3. Ask for clarification selectively
You don’t need to challenge every entry.
Focus on:
• large time entries
• strategically important work
• repeated patterns
A simple request like:
“Can you provide a bit more detail on this entry so we can better understand the work performed?”
is often enough.
4. Track patterns over time
Some firms consistently provide clear narratives.
Others don’t.
Those patterns matter — especially when evaluating:
• firm performance
• budgeting reliability
• long-term relationships
A simple example
Two entries for similar work:
Legal research — 4.5 hours
vs.
Research enforceability of non-compete clause under Illinois law — 4.5 hours
The second entry provides immediate clarity.
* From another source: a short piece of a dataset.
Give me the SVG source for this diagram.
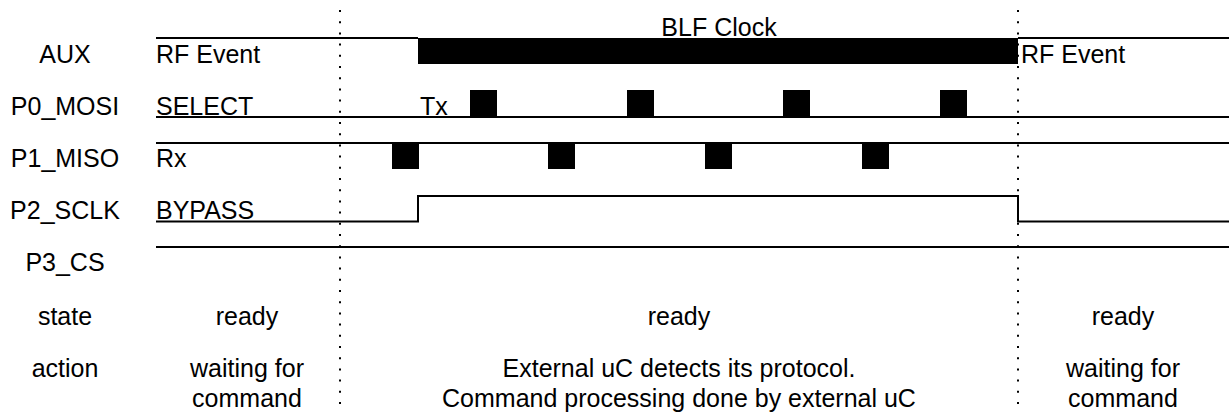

Multiply that difference across hundreds of entries, and the impact on visibility — and decision-making — is significant.
The bigger takeaway
Legal invoices don’t just reflect cost.
They reflect how work is described.
And how work is described determines:
• how well you can review invoices
• how accurately you can analyze spend
• how confidently you can build budgets
Narrative quality is one of the simplest areas to improve — and one of the most impactful.
A simple place to start
If you want to improve narrative quality:
Review a recent invoice
Identify entries that lack clear detail
Ask whether you could explain the work to someone outside your team
If not, it’s probably worth clarifying.